| From Where I Stand |
Rabbi Raphael Asher |
|
Israel’s cultural contribution to Chanukah could be seen as limited to jelly-filled doughnuts and dreidels that indicate “A Great Miracle Happened Here” rather than “There”. There are often-recurring issues indicating that the State has not hammered out the pure religious freedoms for which the Maccabees fought off Antiochus. Progressive expressions of Judaism fend off theocratic religious parties, and how a Judeo-centric Nation guarantees absolute freedoms and access to other faiths and cultures is still a work-in-progress. On Friday, December 21st, Rabbi Joel Oseran from the Jerusalem office of the World Union of Progressive Judaism will be with us to deliver the Rabbi Joseph Asher Memorial Lecture celebrating Israel’s upcoming 60th anniversary.
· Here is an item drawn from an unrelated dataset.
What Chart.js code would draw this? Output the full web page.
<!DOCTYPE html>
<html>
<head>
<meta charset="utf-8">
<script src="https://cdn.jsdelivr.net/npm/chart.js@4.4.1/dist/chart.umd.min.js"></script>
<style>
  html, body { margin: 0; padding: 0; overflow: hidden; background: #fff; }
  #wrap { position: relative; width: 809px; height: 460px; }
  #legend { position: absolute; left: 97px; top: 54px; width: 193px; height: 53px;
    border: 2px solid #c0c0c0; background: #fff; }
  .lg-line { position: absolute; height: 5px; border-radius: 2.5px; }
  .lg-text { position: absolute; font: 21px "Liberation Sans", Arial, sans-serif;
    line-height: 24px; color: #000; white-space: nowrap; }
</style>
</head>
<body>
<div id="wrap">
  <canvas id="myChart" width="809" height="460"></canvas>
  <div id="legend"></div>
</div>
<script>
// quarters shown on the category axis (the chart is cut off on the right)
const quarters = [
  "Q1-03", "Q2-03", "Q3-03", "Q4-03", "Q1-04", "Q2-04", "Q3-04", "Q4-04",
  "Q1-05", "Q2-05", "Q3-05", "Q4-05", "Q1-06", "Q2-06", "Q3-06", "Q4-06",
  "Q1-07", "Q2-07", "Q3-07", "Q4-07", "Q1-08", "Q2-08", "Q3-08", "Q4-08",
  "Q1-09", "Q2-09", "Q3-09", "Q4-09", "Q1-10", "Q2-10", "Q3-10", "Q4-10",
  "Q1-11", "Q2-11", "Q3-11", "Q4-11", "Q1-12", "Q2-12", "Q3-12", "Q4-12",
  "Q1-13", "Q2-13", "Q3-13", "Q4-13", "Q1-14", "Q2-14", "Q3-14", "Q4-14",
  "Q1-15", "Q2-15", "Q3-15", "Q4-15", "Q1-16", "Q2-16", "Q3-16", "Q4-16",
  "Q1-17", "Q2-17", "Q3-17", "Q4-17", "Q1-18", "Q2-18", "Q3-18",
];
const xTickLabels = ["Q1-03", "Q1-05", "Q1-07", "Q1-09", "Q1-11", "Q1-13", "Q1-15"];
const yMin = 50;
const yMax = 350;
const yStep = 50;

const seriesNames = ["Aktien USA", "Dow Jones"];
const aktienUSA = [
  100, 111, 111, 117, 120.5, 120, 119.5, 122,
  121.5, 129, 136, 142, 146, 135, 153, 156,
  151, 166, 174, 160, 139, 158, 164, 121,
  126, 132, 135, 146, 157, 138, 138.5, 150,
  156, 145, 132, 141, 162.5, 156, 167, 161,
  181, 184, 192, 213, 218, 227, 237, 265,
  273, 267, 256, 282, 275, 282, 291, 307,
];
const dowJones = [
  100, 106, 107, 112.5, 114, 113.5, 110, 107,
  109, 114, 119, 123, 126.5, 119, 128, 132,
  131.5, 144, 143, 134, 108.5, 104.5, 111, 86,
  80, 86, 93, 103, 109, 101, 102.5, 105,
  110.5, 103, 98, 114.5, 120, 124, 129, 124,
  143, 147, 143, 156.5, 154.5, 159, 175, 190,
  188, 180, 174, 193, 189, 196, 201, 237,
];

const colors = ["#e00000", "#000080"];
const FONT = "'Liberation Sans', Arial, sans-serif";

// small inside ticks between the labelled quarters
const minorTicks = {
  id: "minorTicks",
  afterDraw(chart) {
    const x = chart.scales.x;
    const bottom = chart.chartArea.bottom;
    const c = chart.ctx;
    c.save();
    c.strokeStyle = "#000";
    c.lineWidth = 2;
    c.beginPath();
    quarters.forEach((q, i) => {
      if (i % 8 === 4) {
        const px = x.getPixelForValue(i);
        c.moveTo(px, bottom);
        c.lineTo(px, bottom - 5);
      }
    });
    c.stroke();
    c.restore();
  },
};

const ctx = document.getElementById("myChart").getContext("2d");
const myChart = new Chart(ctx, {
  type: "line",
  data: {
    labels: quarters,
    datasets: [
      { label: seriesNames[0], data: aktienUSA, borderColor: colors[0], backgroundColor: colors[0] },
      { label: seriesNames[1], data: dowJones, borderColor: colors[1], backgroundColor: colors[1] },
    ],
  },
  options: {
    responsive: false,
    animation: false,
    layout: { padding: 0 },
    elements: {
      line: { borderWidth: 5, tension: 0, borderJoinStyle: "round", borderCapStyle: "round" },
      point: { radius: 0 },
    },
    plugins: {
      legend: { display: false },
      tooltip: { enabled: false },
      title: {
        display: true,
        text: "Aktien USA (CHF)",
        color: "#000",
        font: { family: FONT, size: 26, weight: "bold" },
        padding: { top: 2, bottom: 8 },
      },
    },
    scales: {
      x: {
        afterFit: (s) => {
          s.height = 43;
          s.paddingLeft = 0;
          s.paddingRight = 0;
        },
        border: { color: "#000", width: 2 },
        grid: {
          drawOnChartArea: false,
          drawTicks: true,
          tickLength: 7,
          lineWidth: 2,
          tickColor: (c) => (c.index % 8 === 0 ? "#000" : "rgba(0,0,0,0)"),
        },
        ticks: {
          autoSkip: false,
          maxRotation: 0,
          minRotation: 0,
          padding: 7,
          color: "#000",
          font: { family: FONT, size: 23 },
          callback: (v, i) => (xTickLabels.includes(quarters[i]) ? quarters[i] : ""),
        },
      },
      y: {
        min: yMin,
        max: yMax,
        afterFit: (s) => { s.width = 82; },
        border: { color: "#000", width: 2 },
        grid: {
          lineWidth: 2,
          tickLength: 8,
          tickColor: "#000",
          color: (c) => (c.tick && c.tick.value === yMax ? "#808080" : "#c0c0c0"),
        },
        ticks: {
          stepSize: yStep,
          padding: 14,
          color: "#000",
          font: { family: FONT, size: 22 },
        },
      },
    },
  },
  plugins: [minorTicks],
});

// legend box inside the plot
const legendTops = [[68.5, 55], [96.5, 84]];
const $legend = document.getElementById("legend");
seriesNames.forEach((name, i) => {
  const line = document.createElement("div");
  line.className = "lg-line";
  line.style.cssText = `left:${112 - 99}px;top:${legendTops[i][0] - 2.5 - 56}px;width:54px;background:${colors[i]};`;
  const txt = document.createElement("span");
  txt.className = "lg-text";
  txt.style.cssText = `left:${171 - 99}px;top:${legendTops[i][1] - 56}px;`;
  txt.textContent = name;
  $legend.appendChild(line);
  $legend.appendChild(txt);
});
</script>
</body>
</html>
On the frontlines of wrangling with the Orthodox power-structure he is not naïve about Israel’s cultural biases. As a tireless traveler to Central Europe, the Former Soviet Union, to both South and North America, he acknowledges the critical partnership that Israel has with the Diaspora to keep both partners honest and vibrant. Rabbi Oseran will also speak the previous evening (Thursday, December 20) to our B’nai Tikvah Israel travelers on the accommodation of diverse Jewish cultures into the Israeli fabric, and he will welcome us to the World Union Offices in Jerusalem when we visit in July. The State of Israel may still have a ways to go constitutionally and on paper when it comes to all the freedoms we champion in this country. But de facto on the ground and in the charged air that they breathe every day, Israelis are engaged in the greatest experiment in cultural exchange, religious freedom, and diversity in modern times. When we spin our dreidels and speak of the “Great Miracle That Happened There” at least as wondrous as the cruze of oil is the fuel that Israel has infused into the Jewish spirit.